Instructions for the task
Within the entries below, please return exactly the lines from the one with "Output the component" through the one with "ctx.fillText(X_TITLE, 308, 522);", leaving out any pictures.

Data lines
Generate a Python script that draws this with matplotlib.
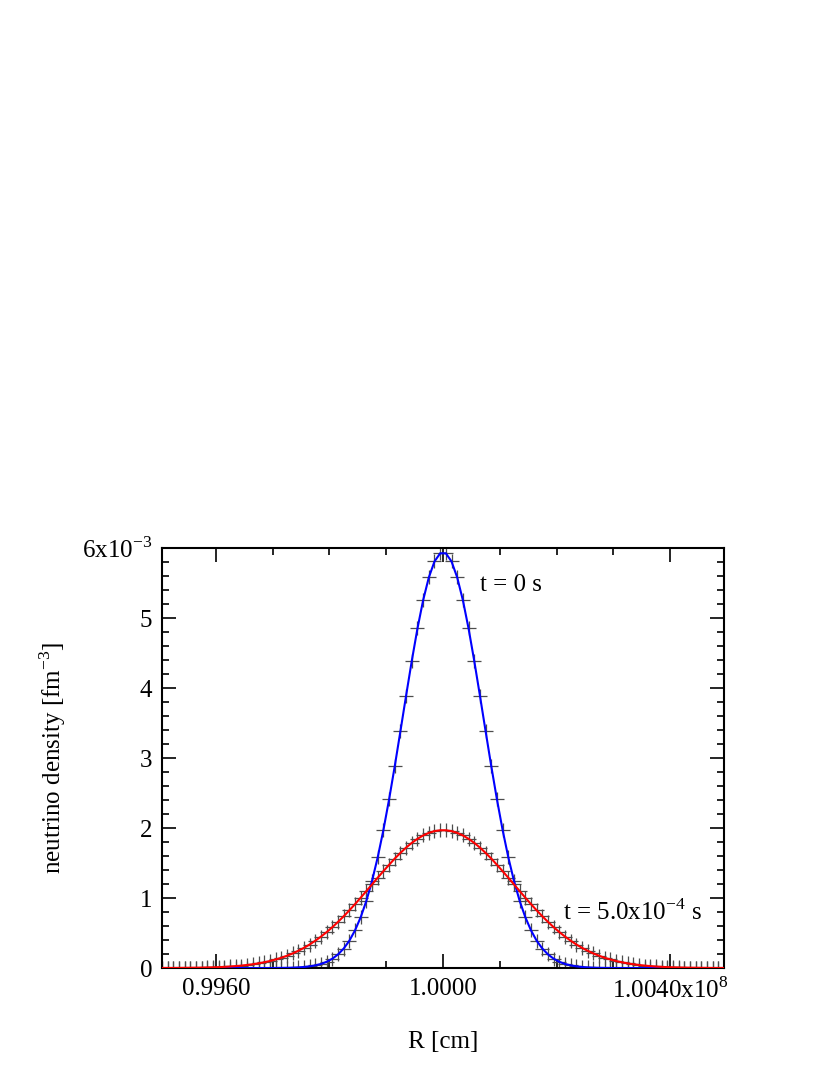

---

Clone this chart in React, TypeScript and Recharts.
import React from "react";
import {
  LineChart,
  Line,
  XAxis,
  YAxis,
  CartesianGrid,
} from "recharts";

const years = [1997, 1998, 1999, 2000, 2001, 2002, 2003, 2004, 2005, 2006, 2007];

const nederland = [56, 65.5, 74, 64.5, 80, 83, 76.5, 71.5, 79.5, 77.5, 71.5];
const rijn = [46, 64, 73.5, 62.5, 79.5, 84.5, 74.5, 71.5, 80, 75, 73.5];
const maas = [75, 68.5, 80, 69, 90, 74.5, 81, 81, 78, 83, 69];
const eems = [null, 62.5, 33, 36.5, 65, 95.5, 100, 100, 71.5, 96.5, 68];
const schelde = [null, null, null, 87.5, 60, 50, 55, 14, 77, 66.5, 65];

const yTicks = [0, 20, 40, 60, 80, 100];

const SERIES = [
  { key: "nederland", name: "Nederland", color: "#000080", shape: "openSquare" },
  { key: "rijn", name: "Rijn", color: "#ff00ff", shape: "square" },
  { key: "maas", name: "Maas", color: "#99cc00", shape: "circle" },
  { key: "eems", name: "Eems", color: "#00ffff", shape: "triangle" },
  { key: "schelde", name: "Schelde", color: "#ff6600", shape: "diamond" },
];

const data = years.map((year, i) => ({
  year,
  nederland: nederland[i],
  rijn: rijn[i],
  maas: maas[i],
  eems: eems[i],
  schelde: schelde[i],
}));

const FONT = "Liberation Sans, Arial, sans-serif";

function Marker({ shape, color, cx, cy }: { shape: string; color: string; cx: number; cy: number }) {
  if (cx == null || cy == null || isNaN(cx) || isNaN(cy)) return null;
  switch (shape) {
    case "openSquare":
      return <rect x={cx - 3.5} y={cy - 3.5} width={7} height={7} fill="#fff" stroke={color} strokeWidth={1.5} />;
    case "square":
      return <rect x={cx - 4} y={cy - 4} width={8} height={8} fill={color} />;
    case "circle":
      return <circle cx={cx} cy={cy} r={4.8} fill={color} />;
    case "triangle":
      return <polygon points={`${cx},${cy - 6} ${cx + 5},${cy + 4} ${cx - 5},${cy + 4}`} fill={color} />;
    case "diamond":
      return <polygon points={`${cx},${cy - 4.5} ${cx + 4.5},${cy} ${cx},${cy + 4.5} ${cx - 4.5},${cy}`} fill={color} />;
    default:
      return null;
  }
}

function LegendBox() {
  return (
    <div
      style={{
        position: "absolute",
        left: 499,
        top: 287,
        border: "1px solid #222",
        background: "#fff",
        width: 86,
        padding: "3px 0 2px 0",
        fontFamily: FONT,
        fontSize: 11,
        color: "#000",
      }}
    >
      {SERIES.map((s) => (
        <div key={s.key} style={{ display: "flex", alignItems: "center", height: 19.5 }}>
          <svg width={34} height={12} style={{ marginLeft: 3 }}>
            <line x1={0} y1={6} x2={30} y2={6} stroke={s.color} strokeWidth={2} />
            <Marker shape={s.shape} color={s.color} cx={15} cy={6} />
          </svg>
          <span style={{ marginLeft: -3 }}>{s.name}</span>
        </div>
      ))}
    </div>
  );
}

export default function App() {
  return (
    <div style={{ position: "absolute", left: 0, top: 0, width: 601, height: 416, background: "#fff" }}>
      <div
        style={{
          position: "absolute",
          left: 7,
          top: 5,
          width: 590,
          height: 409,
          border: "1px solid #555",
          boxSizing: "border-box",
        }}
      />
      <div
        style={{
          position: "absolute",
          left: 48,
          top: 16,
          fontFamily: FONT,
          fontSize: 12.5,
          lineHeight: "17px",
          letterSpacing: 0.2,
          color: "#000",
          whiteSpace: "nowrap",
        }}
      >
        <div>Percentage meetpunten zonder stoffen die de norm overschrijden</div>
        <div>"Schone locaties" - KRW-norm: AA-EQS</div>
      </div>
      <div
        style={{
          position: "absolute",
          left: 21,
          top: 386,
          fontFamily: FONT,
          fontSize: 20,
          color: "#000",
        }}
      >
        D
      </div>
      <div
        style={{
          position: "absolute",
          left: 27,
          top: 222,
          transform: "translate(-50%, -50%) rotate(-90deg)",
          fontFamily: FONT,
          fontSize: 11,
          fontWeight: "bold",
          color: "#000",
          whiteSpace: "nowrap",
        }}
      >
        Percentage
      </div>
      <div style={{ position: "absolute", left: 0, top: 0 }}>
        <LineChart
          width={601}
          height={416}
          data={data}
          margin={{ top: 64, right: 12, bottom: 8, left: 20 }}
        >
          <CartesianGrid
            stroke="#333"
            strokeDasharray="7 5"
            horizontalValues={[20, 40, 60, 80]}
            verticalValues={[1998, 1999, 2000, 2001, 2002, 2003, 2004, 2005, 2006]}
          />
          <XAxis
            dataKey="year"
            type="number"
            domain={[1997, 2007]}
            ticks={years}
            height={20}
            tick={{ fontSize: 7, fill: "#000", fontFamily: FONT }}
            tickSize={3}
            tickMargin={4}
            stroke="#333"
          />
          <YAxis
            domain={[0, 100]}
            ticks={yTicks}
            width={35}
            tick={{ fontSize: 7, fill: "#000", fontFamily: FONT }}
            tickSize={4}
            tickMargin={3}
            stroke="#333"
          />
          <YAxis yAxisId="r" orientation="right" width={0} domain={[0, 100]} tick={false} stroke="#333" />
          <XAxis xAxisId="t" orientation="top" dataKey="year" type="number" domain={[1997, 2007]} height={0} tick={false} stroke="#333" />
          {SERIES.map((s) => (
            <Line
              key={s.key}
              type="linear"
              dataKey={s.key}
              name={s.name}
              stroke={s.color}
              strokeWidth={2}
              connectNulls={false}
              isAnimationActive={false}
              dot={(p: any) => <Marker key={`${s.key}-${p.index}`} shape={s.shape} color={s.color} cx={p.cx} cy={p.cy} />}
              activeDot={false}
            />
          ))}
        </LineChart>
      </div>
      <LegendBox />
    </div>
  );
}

...

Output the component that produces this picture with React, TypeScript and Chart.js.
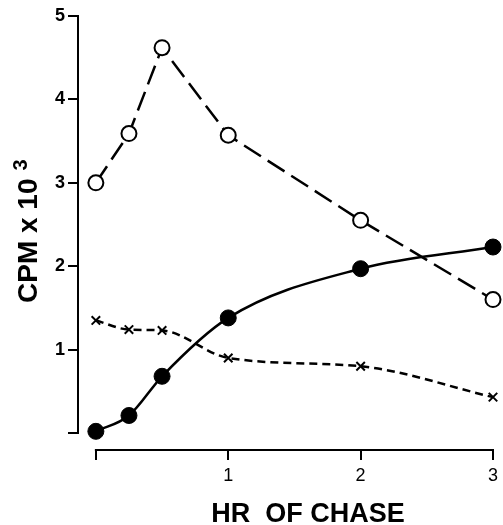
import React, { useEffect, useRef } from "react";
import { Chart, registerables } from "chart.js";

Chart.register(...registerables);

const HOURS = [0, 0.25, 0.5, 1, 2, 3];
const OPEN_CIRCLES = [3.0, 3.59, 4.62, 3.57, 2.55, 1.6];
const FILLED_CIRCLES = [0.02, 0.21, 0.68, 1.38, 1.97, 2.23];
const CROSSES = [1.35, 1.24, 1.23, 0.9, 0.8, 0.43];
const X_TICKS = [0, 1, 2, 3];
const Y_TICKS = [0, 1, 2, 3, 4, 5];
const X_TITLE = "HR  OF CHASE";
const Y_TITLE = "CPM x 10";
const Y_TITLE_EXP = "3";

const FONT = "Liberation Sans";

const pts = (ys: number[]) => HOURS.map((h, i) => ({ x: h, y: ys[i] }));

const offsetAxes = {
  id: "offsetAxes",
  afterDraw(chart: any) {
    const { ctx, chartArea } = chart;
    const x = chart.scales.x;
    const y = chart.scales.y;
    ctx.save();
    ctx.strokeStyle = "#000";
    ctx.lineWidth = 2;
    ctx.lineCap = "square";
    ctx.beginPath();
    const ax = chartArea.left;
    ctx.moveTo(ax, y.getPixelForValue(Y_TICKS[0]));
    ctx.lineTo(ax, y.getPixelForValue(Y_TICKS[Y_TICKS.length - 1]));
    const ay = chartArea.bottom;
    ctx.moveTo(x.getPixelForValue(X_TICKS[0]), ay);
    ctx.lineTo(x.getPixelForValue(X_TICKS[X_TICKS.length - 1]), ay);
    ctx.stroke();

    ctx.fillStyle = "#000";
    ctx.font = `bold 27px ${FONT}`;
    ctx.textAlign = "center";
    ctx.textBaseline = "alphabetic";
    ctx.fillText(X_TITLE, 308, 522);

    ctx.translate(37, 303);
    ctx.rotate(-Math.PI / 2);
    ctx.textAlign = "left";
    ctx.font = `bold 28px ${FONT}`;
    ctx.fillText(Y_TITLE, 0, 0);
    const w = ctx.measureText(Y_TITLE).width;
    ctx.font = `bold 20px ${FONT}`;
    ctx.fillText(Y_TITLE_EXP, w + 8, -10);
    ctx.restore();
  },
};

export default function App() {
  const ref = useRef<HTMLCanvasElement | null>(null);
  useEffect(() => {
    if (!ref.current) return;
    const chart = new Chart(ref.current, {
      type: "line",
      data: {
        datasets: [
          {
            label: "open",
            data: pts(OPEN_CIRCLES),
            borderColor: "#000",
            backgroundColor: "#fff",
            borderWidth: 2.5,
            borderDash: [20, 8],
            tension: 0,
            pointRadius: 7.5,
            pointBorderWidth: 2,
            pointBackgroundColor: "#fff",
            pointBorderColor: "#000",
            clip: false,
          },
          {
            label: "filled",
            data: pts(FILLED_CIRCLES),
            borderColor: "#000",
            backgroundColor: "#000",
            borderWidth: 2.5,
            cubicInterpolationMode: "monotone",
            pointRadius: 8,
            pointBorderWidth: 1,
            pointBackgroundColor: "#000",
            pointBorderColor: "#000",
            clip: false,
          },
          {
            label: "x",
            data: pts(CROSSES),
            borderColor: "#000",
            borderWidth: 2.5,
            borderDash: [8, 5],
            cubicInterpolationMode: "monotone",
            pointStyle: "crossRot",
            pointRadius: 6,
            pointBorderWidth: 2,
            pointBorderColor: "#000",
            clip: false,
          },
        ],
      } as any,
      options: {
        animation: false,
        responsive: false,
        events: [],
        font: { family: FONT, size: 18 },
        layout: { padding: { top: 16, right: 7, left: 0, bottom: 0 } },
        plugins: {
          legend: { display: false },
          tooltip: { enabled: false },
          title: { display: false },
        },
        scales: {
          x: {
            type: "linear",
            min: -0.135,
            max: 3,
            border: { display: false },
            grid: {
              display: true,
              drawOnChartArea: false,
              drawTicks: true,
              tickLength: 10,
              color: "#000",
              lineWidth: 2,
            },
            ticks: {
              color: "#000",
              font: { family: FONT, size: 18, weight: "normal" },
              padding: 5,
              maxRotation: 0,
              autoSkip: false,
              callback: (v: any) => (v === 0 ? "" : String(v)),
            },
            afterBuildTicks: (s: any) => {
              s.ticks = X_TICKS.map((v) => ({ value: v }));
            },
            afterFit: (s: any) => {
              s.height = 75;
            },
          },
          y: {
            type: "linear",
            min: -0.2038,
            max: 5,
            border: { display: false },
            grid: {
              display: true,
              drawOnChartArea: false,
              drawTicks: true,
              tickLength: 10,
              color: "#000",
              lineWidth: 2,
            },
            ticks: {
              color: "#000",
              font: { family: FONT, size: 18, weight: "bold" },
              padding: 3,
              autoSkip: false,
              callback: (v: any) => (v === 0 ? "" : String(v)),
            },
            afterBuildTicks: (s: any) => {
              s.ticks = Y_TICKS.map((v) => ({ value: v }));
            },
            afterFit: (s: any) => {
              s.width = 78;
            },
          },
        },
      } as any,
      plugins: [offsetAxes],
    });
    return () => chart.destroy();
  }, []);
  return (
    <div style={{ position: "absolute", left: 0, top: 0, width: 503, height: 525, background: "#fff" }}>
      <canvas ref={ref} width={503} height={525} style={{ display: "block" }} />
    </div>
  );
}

Task response
Output the component that produces this picture with React, TypeScript and Chart.js.
import React, { useEffect, useRef } from "react";
import { Chart, registerables } from "chart.js";

Chart.register(...registerables);

const HOURS = [0, 0.25, 0.5, 1, 2, 3];
const OPEN_CIRCLES = [3.0, 3.59, 4.62, 3.57, 2.55, 1.6];
const FILLED_CIRCLES = [0.02, 0.21, 0.68, 1.38, 1.97, 2.23];
const CROSSES = [1.35, 1.24, 1.23, 0.9, 0.8, 0.43];
const X_TICKS = [0, 1, 2, 3];
const Y_TICKS = [0, 1, 2, 3, 4, 5];
const X_TITLE = "HR  OF CHASE";
const Y_TITLE = "CPM x 10";
const Y_TITLE_EXP = "3";

const FONT = "Liberation Sans";

const pts = (ys: number[]) => HOURS.map((h, i) => ({ x: h, y: ys[i] }));

const offsetAxes = {
  id: "offsetAxes",
  afterDraw(chart: any) {
    const { ctx, chartArea } = chart;
    const x = chart.scales.x;
    const y = chart.scales.y;
    ctx.save();
    ctx.strokeStyle = "#000";
    ctx.lineWidth = 2;
    ctx.lineCap = "square";
    ctx.beginPath();
    const ax = chartArea.left;
    ctx.moveTo(ax, y.getPixelForValue(Y_TICKS[0]));
    ctx.lineTo(ax, y.getPixelForValue(Y_TICKS[Y_TICKS.length - 1]));
    const ay = chartArea.bottom;
    ctx.moveTo(x.getPixelForValue(X_TICKS[0]), ay);
    ctx.lineTo(x.getPixelForValue(X_TICKS[X_TICKS.length - 1]), ay);
    ctx.stroke();

    ctx.fillStyle = "#000";
    ctx.font = `bold 27px ${FONT}`;
    ctx.textAlign = "center";
    ctx.textBaseline = "alphabetic";
    ctx.fillText(X_TITLE, 308, 522);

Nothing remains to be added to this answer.